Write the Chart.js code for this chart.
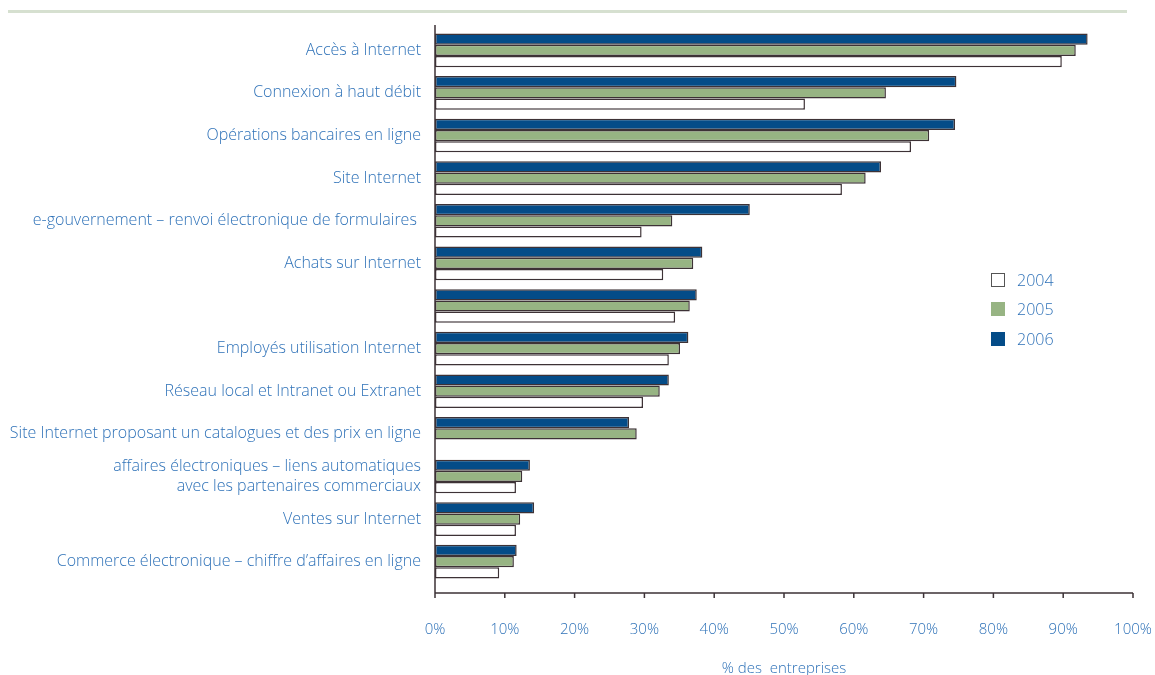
<!DOCTYPE html>
<html>
<head>
<meta charset="utf-8">
<script src="https://cdn.jsdelivr.net/npm/chart.js@4"></script>
<style>
    html, body { margin: 0; padding: 0; background: #ffffff; }
    #wrap { position: relative; width: 1155px; height: 675px; overflow: hidden; }
    #topRule { position: absolute; left: 8px; top: 10px; width: 1119px; height: 3px; background: #d6e0d0; }
    #legend { position: absolute; left: 991px; top: 265px; font-family: "Open Sans", sans-serif; font-weight: 300; font-size: 16px; color: #2f72b8; }
    .item { display: flex; align-items: center; height: 29.5px; }
    .box { width: 14px; height: 14px; box-sizing: border-box; margin-right: 12px; }
</style>
</head>
<body>
<div id="wrap">
    <div id="topRule"></div>
    <canvas id="mainChart" width="1155" height="675"></canvas>
    <div id="legend"></div>
</div>
<script>
// Categories, top to bottom
const categories = [
    "Accès à Internet",
    "Connexion à haut débit",
    "Opérations bancaires en ligne",
    "Site Internet",
    "e-gouvernement – renvoi électronique de formulaires ",
    "Achats sur Internet",
    "",
    "Employés utilisation Internet",
    "Réseau local et Intranet ou Extranet",
    "Site Internet proposant un catalogues et des prix en ligne",
    ["affaires électroniques – liens automatiques", "avec les partenaires commerciaux"],
    "Ventes sur Internet",
    "Commerce électronique – chiffre d’affaires en ligne"
];
const values2006 = [93.5, 74.7, 74.5, 63.9, 45.1, 38.3, 37.5, 36.3, 33.5, 27.8, 13.6, 14.2, 11.7];
const values2005 = [91.8, 64.6, 70.8, 61.7, 34.0, 37.0, 36.5, 35.1, 32.2, 28.9, 12.5, 12.2, 11.3];
const values2004 = [89.8, 53.0, 68.2, 58.3, 29.6, 32.7, 34.4, 33.5, 29.8, null, 11.6, 11.6, 9.2];
const xTicks = [0, 10, 20, 30, 40, 50, 60, 70, 80, 90, 100];

const AXIS_COLOR = "#3d3236";
const TEXT_COLOR = "#2f72b8";
const FONT = "'Open Sans', sans-serif";

const series = [
    { label: "2006", data: values2006, color: "#044c88" },
    { label: "2005", data: values2005, color: "#97b483" },
    { label: "2004", data: values2004, color: "#ffffff" }
];

// Axis lines drawn a bit below the last category, like the original
const axisLines = {
    id: "axisLines",
    afterDatasetsDraw(chart) {
        const ctx = chart.ctx;
        const x = chart.scales.x;
        const area = chart.chartArea;
        const axisY = area.bottom + 10;
        ctx.save();
        ctx.strokeStyle = AXIS_COLOR;
        ctx.lineWidth = 1.5;
        ctx.beginPath();
        ctx.moveTo(x.getPixelForValue(0), area.top - 4);
        ctx.lineTo(x.getPixelForValue(0), axisY + 5);
        ctx.moveTo(x.getPixelForValue(0), axisY);
        ctx.lineTo(x.getPixelForValue(100), axisY);
        xTicks.forEach(v => {
            const px = x.getPixelForValue(v);
            ctx.moveTo(px, axisY);
            ctx.lineTo(px, axisY + 5);
        });
        ctx.stroke();
        ctx.restore();
    }
};

new Chart(document.getElementById("mainChart"), {
    type: "bar",
    data: {
        labels: categories,
        datasets: series.map(s => ({
            label: s.label,
            data: s.data,
            backgroundColor: s.color,
            borderColor: AXIS_COLOR,
            borderWidth: 1.5,
            borderSkipped: false,
            categoryPercentage: 0.79,
            barPercentage: 1
        }))
    },
    options: {
        indexAxis: "y",
        responsive: false,
        animation: false,
        layout: { padding: { top: 29, right: 22, left: 0, bottom: 0 } },
        plugins: {
            legend: { display: false },
            tooltip: { enabled: false }
        },
        scales: {
            x: {
                min: 0,
                max: 100,
                afterBuildTicks: scale => { scale.ticks = xTicks.map(v => ({ value: v })); },
                afterFit: scale => {
                    scale.height = 92;
                    scale.paddingLeft = 0;
                    scale.paddingRight = 0;
                },
                grid: { display: false },
                border: { display: false },
                ticks: {
                    padding: 30,
                    maxRotation: 0,
                    color: TEXT_COLOR,
                    font: { family: FONT, size: 15, weight: 300 },
                    callback: v => v + "%"
                },
                title: {
                    display: true,
                    text: "% des  entreprises",
                    color: TEXT_COLOR,
                    font: { family: FONT, size: 15, weight: 300 },
                    padding: { top: 0, bottom: -3 }
                }
            },
            y: {
                afterFit: scale => { scale.width = 435; },
                grid: { display: false, drawTicks: false },
                border: { display: false },
                ticks: {
                    padding: 14,
                    color: TEXT_COLOR,
                    font: { family: FONT, size: 16, weight: 300 }
                }
            }
        }
    },
    plugins: [axisLines]
});

// Legend, 2004 first
const legend = document.getElementById("legend");
series.slice().reverse().forEach(s => {
    const row = document.createElement("div");
    row.className = "item";
    const box = document.createElement("span");
    box.className = "box";
    box.style.background = s.color;
    if (s.label === "2004") box.style.border = "1.5px solid #555";
    const txt = document.createElement("span");
    txt.textContent = s.label;
    row.appendChild(box);
    row.appendChild(txt);
    legend.appendChild(row);
});
</script>
</body>
</html>
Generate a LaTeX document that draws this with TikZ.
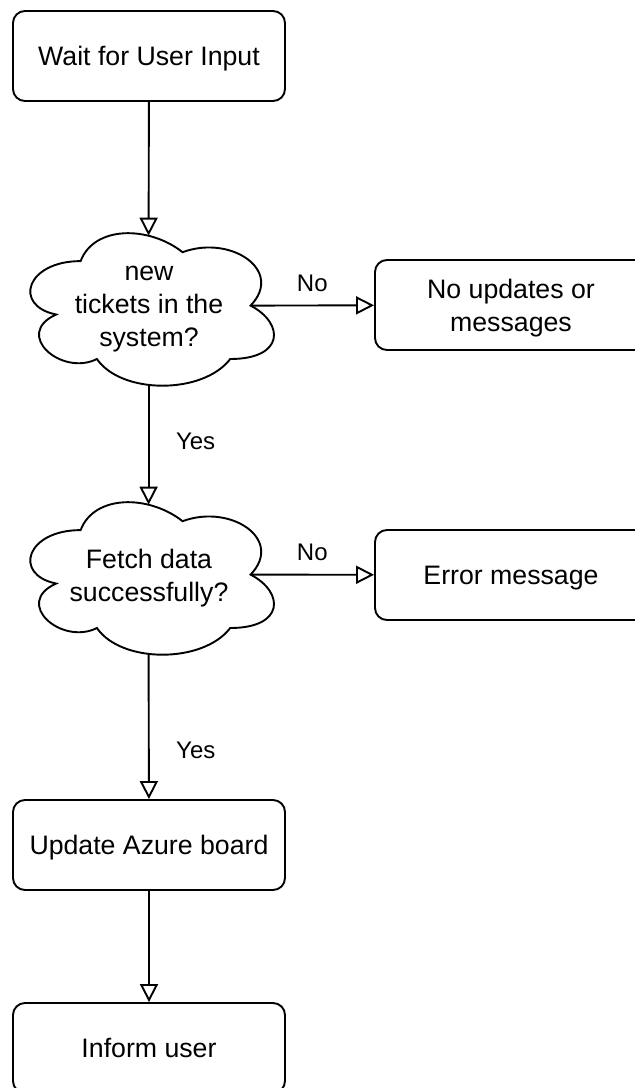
\documentclass[tikz,border=0pt]{standalone}
\usepackage{fontspec}
\setmainfont{Liberation Sans}
\usetikzlibrary{arrows.meta}
\newcommand{\drawcloud}[1]{%
\begin{scope}[shift={(#1.north west)}, x=136pt, y=-89pt]
\draw[line width=0.95pt] (0.25,0.25) .. controls (0.05,0.25) and (0,0.5) .. (0.16,0.55)
 .. controls (0,0.66) and (0.18,0.9) .. (0.31,0.8)
 .. controls (0.4,1) and (0.7,1) .. (0.8,0.8)
 .. controls (1,0.8) and (1,0.6) .. (0.875,0.5)
 .. controls (1,0.3) and (0.8,0.1) .. (0.625,0.2)
 .. controls (0.5,0.05) and (0.3,0.05) .. (0.25,0.25) -- cycle;
\coordinate (#1-top) at (0.5,0.107);
\coordinate (#1-bot) at (0.5,0.95);
\coordinate (#1-right) at (0.875,0.5);
\end{scope}}
\begin{document}
\begin{tikzpicture}[x=0.5pt,y=-0.5pt,
  box/.style={draw, rounded corners=6pt, line width=0.95pt, minimum width=136pt, minimum height=45pt, align=center, inner sep=0pt, text depth=0pt, font=\fontsize{13.35}{16.5}\selectfont},
  qtext/.style={align=center, minimum width=136pt, minimum height=89pt, inner sep=0pt, text depth=0pt, font=\fontsize{13.35}{16.5}\selectfont},
  conn/.style={draw, line width=0.95pt, -{Triangle[open, length=9pt, width=9pt]}},
  lbl/.style={font=\fontsize{12}{14}\selectfont}]
\useasboundingbox (0,0) rectangle (635,1088);
\fill[white] (0,0) rectangle (635,1088);
\clip (0,0) rectangle (635,1088);

\node[box] (wait) at (149,56) {Wait for User Input};
\node[qtext] (q1) at (149,306) {new\\tickets in the\\system?};
\drawcloud{q1}
\node[box] (noupd) at (511,305) {No updates or\\messages};
\node[qtext] (q2) at (149,575) {Fetch data\\successfully?};
\drawcloud{q2}
\node[box] (err) at (511,575) {Error message};
\node[box] (upd) at (149,845) {Update Azure board};
\node[box] (inform) at (149,1048) {Inform user};

\draw[conn] (wait) -- (q1-top);
\draw[conn] (q1-right) -- (noupd) node[lbl, midway, yshift=11pt] {No};
\draw[conn] (q1-bot) -- (q2-top) node[lbl, pos=0.47, xshift=23.5pt] {Yes};
\draw[conn] (q2-right) -- (err) node[lbl, midway, yshift=11pt] {No};
\draw[conn] (q2-bot) -- (upd) node[lbl, pos=0.66, xshift=23.5pt] {Yes};
\draw[conn] (upd) -- (inform);
\end{tikzpicture}
\end{document}
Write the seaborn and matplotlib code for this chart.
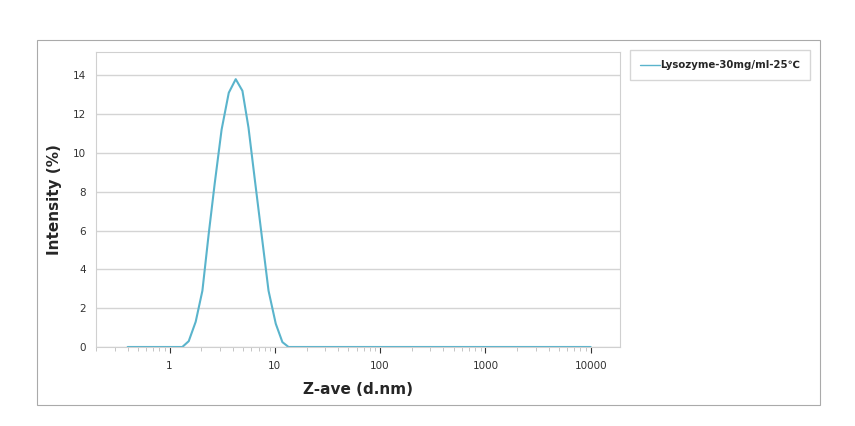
import matplotlib
matplotlib.use("Agg")
import matplotlib.pyplot as plt
import seaborn as sns
import pandas as pd
from matplotlib.patches import Rectangle
from matplotlib.ticker import LogLocator

sns.set_style("white")
plt.rcParams['font.family'] = ['DejaVu Sans']

size_nm = [0.4, 1.15, 1.32, 1.52, 1.77, 2.05, 2.35, 2.68, 3.12, 3.65, 4.25, 4.92,
           5.62, 6.46, 7.52, 8.71, 10.2, 11.8, 13.5, 15.7, 10000]
intensity = [0, 0, 0, 0.3, 1.3, 2.9, 5.8, 8.4, 11.2, 13.1, 13.8, 13.2,
             11.3, 8.6, 5.7, 2.9, 1.2, 0.25, 0, 0, 0]
series = "Lysozyme-30mg/ml-25\u2103"
df = pd.DataFrame({"size": size_nm, "int": intensity})

fig = plt.figure(figsize=(8.55, 4.26), dpi=100)
fig.patches.append(Rectangle((37/855, 1-405/426), (820-37)/855, (405-40)/426,
                             transform=fig.transFigure, fill=False, ec="#aaaaaa", lw=0.8))
ax = fig.add_axes([96/855, 1-347/426, (620-96)/855, (347-52)/426])
sns.lineplot(data=df, x="size", y="int", ax=ax, color="#5ab4cc", lw=1.5, label=series, sort=False)
ax.set_xscale("log")
ax.set_xlim(0.2, 19000)
ax.set_ylim(0, 15.2)
ax.set_yticks(range(0, 15, 2))
ax.set_xticks([1, 10, 100, 1000, 10000])
ax.set_xticklabels(["1", "10", "100", "1000", "10000"])
ax.xaxis.set_minor_locator(LogLocator(base=10, subs=range(2, 10)))
ax.tick_params(axis="x", which="minor", length=3, color="#bbbbbb", bottom=True)
ax.tick_params(axis="x", which="major", length=4, color="#bbbbbb", bottom=True, pad=6)
ax.tick_params(labelsize=7.5, colors="#333333")
ax.grid(axis="y", color="#d4d4d4", lw=1)
for s in ax.spines.values():
    s.set_color("#d0d0d0")
ax.set_xlabel("Z-ave (d.nm)", fontsize=11, fontweight="bold", labelpad=8)
ax.set_ylabel("Intensity (%)", fontsize=11, fontweight="bold", labelpad=8)
leg = ax.legend(loc="upper left", bbox_to_anchor=(630/855, 1-50/426), bbox_transform=fig.transFigure,
                frameon=True, fancybox=False, handlelength=2.0, handletextpad=0,
                borderpad=1.0, borderaxespad=0, prop={"weight": "bold", "size": 7.3})
leg.get_frame().set_edgecolor("#cccccc")
for l in leg.get_lines():
    l.set_linewidth(1.0)
fig.savefig("out.png", dpi=100)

⁂

● Work required
Pull out every line of the records above that contains the word "this".

● Response to the task
Write the Chart.js code for this chart.
Generate a LaTeX document that draws this with TikZ.
Write the seaborn and matplotlib code for this chart.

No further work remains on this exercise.